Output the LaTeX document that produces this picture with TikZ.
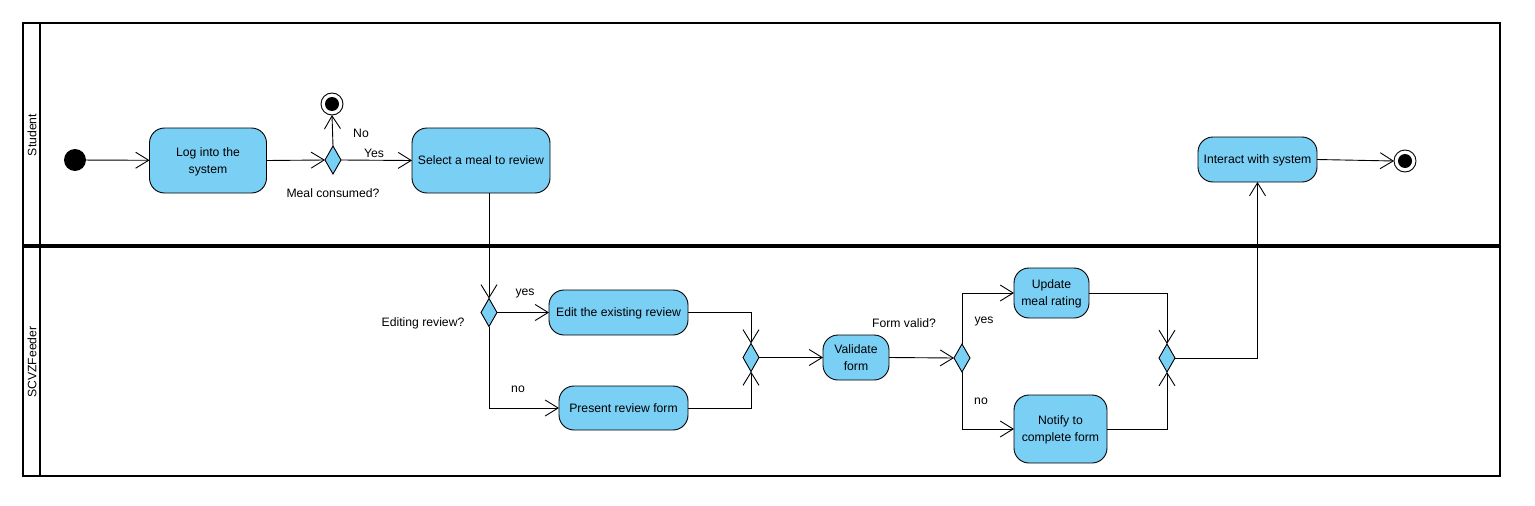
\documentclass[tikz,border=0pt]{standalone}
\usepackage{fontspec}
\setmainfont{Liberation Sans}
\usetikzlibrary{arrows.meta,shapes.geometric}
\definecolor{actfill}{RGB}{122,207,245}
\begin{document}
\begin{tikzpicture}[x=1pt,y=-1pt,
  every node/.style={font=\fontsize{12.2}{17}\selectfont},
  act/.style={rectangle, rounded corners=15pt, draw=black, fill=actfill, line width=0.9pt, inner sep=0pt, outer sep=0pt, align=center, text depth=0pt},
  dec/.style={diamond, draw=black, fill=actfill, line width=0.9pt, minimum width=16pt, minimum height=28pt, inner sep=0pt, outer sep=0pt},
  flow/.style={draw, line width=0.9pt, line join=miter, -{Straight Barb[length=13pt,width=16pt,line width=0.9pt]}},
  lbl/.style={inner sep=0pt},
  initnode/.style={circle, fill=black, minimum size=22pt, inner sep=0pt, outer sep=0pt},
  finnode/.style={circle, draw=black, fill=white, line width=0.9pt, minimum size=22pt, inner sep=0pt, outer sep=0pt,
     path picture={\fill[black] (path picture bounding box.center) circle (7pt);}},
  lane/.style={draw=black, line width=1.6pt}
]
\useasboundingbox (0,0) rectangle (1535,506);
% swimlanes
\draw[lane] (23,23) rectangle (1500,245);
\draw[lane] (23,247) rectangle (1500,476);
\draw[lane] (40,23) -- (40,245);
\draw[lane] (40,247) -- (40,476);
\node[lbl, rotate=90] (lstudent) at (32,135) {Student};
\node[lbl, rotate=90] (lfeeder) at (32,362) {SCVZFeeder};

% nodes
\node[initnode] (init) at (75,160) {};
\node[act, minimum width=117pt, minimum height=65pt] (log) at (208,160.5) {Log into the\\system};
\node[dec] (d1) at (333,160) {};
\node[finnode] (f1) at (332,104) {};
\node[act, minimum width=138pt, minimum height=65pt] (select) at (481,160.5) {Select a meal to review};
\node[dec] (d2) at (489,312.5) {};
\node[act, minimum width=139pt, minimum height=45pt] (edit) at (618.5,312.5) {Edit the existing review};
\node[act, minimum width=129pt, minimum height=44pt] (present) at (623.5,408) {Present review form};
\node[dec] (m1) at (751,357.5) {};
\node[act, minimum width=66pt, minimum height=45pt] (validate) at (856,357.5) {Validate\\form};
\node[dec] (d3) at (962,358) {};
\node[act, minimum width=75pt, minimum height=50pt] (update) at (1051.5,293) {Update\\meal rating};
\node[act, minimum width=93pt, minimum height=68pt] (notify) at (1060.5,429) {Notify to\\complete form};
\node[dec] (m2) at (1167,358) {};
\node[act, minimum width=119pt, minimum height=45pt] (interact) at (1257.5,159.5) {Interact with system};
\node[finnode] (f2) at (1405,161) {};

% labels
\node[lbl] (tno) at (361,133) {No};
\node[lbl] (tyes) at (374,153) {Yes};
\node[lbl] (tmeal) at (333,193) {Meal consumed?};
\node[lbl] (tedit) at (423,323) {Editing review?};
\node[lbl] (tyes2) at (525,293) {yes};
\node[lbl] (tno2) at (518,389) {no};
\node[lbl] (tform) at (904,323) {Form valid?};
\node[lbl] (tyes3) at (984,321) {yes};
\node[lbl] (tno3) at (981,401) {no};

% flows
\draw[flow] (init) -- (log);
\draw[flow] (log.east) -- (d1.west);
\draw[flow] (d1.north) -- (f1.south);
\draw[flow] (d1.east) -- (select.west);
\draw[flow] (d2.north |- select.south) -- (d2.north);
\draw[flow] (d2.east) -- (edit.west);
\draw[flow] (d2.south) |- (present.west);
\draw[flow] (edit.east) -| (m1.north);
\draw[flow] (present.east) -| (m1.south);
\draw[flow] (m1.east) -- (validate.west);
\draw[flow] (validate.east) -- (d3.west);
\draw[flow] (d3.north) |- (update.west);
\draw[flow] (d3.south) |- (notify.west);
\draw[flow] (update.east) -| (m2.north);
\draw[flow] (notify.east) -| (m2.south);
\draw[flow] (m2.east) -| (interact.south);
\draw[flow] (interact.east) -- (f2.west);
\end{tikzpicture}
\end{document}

____

__Task directions__
Without including any picture, repeat the data exactly.

__Task solution__
Output the LaTeX document that produces this picture with TikZ.
\documentclass[tikz,border=0pt]{standalone}
\usepackage{fontspec}
\setmainfont{Liberation Sans}
\usetikzlibrary{arrows.meta,shapes.geometric}
\definecolor{actfill}{RGB}{122,207,245}
\begin{document}
\begin{tikzpicture}[x=1pt,y=-1pt,
  every node/.style={font=\fontsize{12.2}{17}\selectfont},
  act/.style={rectangle, rounded corners=15pt, draw=black, fill=actfill, line width=0.9pt, inner sep=0pt, outer sep=0pt, align=center, text depth=0pt},
  dec/.style={diamond, draw=black, fill=actfill, line width=0.9pt, minimum width=16pt, minimum height=28pt, inner sep=0pt, outer sep=0pt},
  flow/.style={draw, line width=0.9pt, line join=miter, -{Straight Barb[length=13pt,width=16pt,line width=0.9pt]}},
  lbl/.style={inner sep=0pt},
  initnode/.style={circle, fill=black, minimum size=22pt, inner sep=0pt, outer sep=0pt},
  finnode/.style={circle, draw=black, fill=white, line width=0.9pt, minimum size=22pt, inner sep=0pt, outer sep=0pt,
     path picture={\fill[black] (path picture bounding box.center) circle (7pt);}},
  lane/.style={draw=black, line width=1.6pt}
]
\useasboundingbox (0,0) rectangle (1535,506);
% swimlanes
\draw[lane] (23,23) rectangle (1500,245);
\draw[lane] (23,247) rectangle (1500,476);
\draw[lane] (40,23) -- (40,245);
\draw[lane] (40,247) -- (40,476);
\node[lbl, rotate=90] (lstudent) at (32,135) {Student};
\node[lbl, rotate=90] (lfeeder) at (32,362) {SCVZFeeder};

% nodes
\node[initnode] (init) at (75,160) {};
\node[act, minimum width=117pt, minimum height=65pt] (log) at (208,160.5) {Log into the\\system};
\node[dec] (d1) at (333,160) {};
\node[finnode] (f1) at (332,104) {};
\node[act, minimum width=138pt, minimum height=65pt] (select) at (481,160.5) {Select a meal to review};
\node[dec] (d2) at (489,312.5) {};
\node[act, minimum width=139pt, minimum height=45pt] (edit) at (618.5,312.5) {Edit the existing review};
\node[act, minimum width=129pt, minimum height=44pt] (present) at (623.5,408) {Present review form};
\node[dec] (m1) at (751,357.5) {};
\node[act, minimum width=66pt, minimum height=45pt] (validate) at (856,357.5) {Validate\\form};
\node[dec] (d3) at (962,358) {};
\node[act, minimum width=75pt, minimum height=50pt] (update) at (1051.5,293) {Update\\meal rating};
\node[act, minimum width=93pt, minimum height=68pt] (notify) at (1060.5,429) {Notify to\\complete form};
\node[dec] (m2) at (1167,358) {};
\node[act, minimum width=119pt, minimum height=45pt] (interact) at (1257.5,159.5) {Interact with system};
\node[finnode] (f2) at (1405,161) {};

% labels
\node[lbl] (tno) at (361,133) {No};
\node[lbl] (tyes) at (374,153) {Yes};
\node[lbl] (tmeal) at (333,193) {Meal consumed?};
\node[lbl] (tedit) at (423,323) {Editing review?};
\node[lbl] (tyes2) at (525,293) {yes};
\node[lbl] (tno2) at (518,389) {no};
\node[lbl] (tform) at (904,323) {Form valid?};
\node[lbl] (tyes3) at (984,321) {yes};
\node[lbl] (tno3) at (981,401) {no};

% flows
\draw[flow] (init) -- (log);
\draw[flow] (log.east) -- (d1.west);
\draw[flow] (d1.north) -- (f1.south);
\draw[flow] (d1.east) -- (select.west);
\draw[flow] (d2.north |- select.south) -- (d2.north);
\draw[flow] (d2.east) -- (edit.west);
\draw[flow] (d2.south) |- (present.west);
\draw[flow] (edit.east) -| (m1.north);
\draw[flow] (present.east) -| (m1.south);
\draw[flow] (m1.east) -- (validate.west);
\draw[flow] (validate.east) -- (d3.west);
\draw[flow] (d3.north) |- (update.west);
\draw[flow] (d3.south) |- (notify.west);
\draw[flow] (update.east) -| (m2.north);
\draw[flow] (notify.east) -| (m2.south);
\draw[flow] (m2.east) -| (interact.south);
\draw[flow] (interact.east) -- (f2.west);
\end{tikzpicture}
\end{document}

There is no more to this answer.